The picture above is of a walk I used to do regular but then, for some reason, I got nervous climbing up the steep track to get to it. Everyone who climbs it says they get out of breath but for some reason I decided it was beyond me. Also there are loads of lovely walks around me that I could do so it wasn’t a great hardship. Then on Friday I met up with a friend for a dog walk. She lives at the bottom of this hill so suggested going up there. And we did. And I realised why I loved going so much – the trees, the light through the trees, the peace, being above the town – and so this morning my dog and I went up there. And we loved it. But we needed that supporter, that role model to encourage us back up.

But that was what got me thinking about living in courage and faith and not getting caught in herd immunity. If one has always been brought up with being fearful, of not stepping out, of not disagreeing with people, of believing what is taught or told from the media, of believing the world is dangerous, of deciding that God only answers prayers if they go a certain way, even that God isn’t quite to be trusted, to never say No because you need to be a “good girl”, to always need friends around you whether they enlighten you or drag you down. All those things encourage people to live in fear, anxiety, distrust, doubt, and feel safe agreeing with their herd, their tribe, their group.

But if one doesn’t have a role model to help your live in courage and faith one can swing in the opposite direction. So when one has been told not to disagree and wants to breakaway then one can swing to being angry and argumentative and always defending their point of view. If one wants to breakaway from being brought up not to trust God or others, and that the world is a dangerous place, one could swing so far the other way that it becomes a blase, “Pollyanna” way of life. If one has been brought up never to say No and wants to change from that, one could move into always saying No even to good things. If one been brought up not to be courageous then one can step out and take too many risks and get hurt or hurt others.

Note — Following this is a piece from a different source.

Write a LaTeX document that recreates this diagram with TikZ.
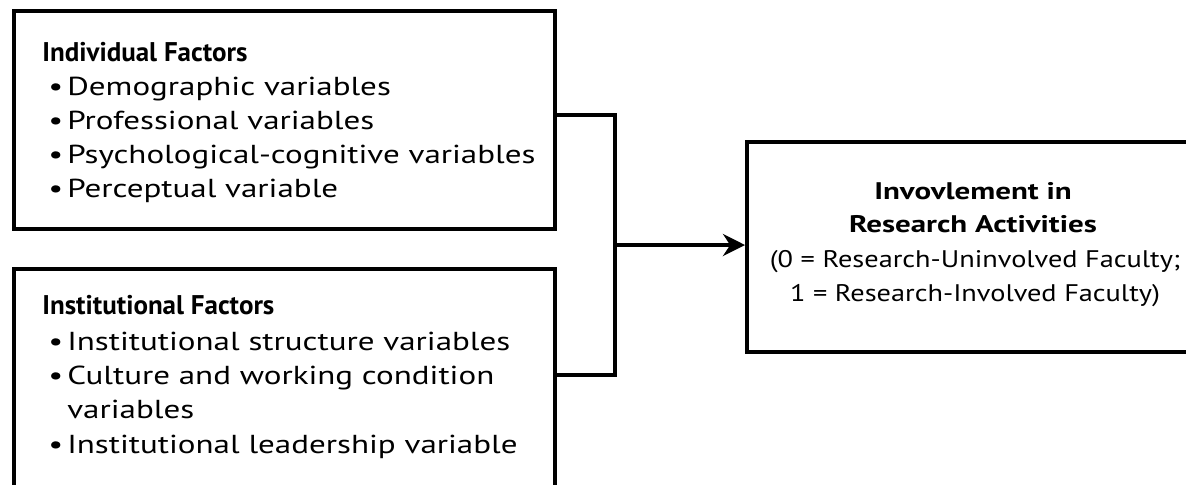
\documentclass[tikz,border=0pt]{standalone}
\usepackage{fontspec}
\setmainfont{PT Sans}[FakeStretch=1.18, BoldFeatures={FakeStretch=1.29}]
\newfontfamily\boxfont{PT Sans}[FakeStretch=1.27, BoldFeatures={FakeStretch=1.0}]
\usetikzlibrary{arrows.meta}
\begin{document}
\begin{tikzpicture}[x=0.5pt,y=-0.5pt,
  box/.style={draw, line width=2pt, inner sep=0pt, rectangle},
  ttl/.style={anchor=base west, inner sep=0pt, font=\boxfont\fontsize{13.5}{16}\selectfont\bfseries},
  itm/.style={anchor=base west, inner sep=0pt, font=\boxfont\fontsize{13}{16}\selectfont},
  ctr/.style={anchor=base, inner sep=0pt, font=\fontsize{12}{15}\selectfont},
  ctrb/.style={anchor=base, inner sep=0pt, font=\fontsize{12}{15}\selectfont\bfseries},
  conn/.style={line width=2pt},
  arr/.style={line width=2pt, -{Stealth[length=11pt,width=11pt]}}
]
\clip (0,0) rectangle (1186,484);
\fill[white] (0,0) rectangle (1186,484);
% boxes
\node[box, minimum width=270.5pt, minimum height=109pt] (box1) at (284.5,120) {};
\node[box, minimum width=270.5pt, minimum height=125pt] (box2) at (284.5,394) {};
\node[box, minimum width=226.5pt, minimum height=105pt] (box3) at (973.5,247) {};
% box 1 text
\node[ttl] (t1) at (42,61) {Individual Factors};
\node[itm] (t1a) at (48,95) {\textbullet\hspace{2pt}Demographic variables};
\node[itm] (t1b) at (48,129) {\textbullet\hspace{2pt}Professional variables};
\node[itm] (t1c) at (48,163) {\textbullet\hspace{2pt}Psychological-cognitive variables};
\node[itm] (t1d) at (48,197) {\textbullet\hspace{2pt}Perceptual variable};
% box 2 text
\node[ttl] (t2) at (42,314) {Institutional Factors};
\node[itm] (t2a) at (48,350) {\textbullet\hspace{2pt}Institutional structure variables};
\node[itm] (t2b) at (48,384) {\textbullet\hspace{2pt}Culture and working condition};
\node[itm] (t2c) at (48,418) {\phantom{\textbullet\hspace{2pt}}variables};
\node[itm] (t2d) at (48,453) {\textbullet\hspace{2pt}Institutional leadership variable};
% box 3 text
\node[ctrb] (t3a) at (973,199) {Invovlement in};
\node[ctrb] (t3b) at (973,232) {Research Activities};
\node[ctr] (t3c) at (975,267) {(0 = Research-Uninvolved Faculty;};
\node[ctr] (t3d) at (975,301) {1 = Research-Involved Faculty)};
% connectors
\coordinate (j1) at (615,115);
\coordinate (j2) at (615,375);
\coordinate (jm) at (615,245);
\draw[conn] (box1.east |- j1) -- (j1) -- (j2) -- (box2.east |- j2);
\draw[arr] (jm) -- (box3.west |- jm);
\end{tikzpicture}
\end{document}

So we need to have role models to help us walk courageously along the path chosen for us. We need to have role models who model true trusting faith in a mighty creator who loves us unconditionally. To find them we need to be bold. To find them we need to test if they are what they say they are. To find them we need to not follow the herd to next big name, the next big issue, the next big thing.

We need to test the waters. We need to be bold enough to look within ourselves. We need to be healed from the need to follow the herd, to be safe with a crowd. That is not to say we need to be on our own but we need to be with people we can be ourselves in all our fallenness and that we can accept their fallibility.

We need to not be swayed by the waves of media which feed our fears but be bold enough to really listen to what God/the Universe is saying to us. Then we too can be role models to others.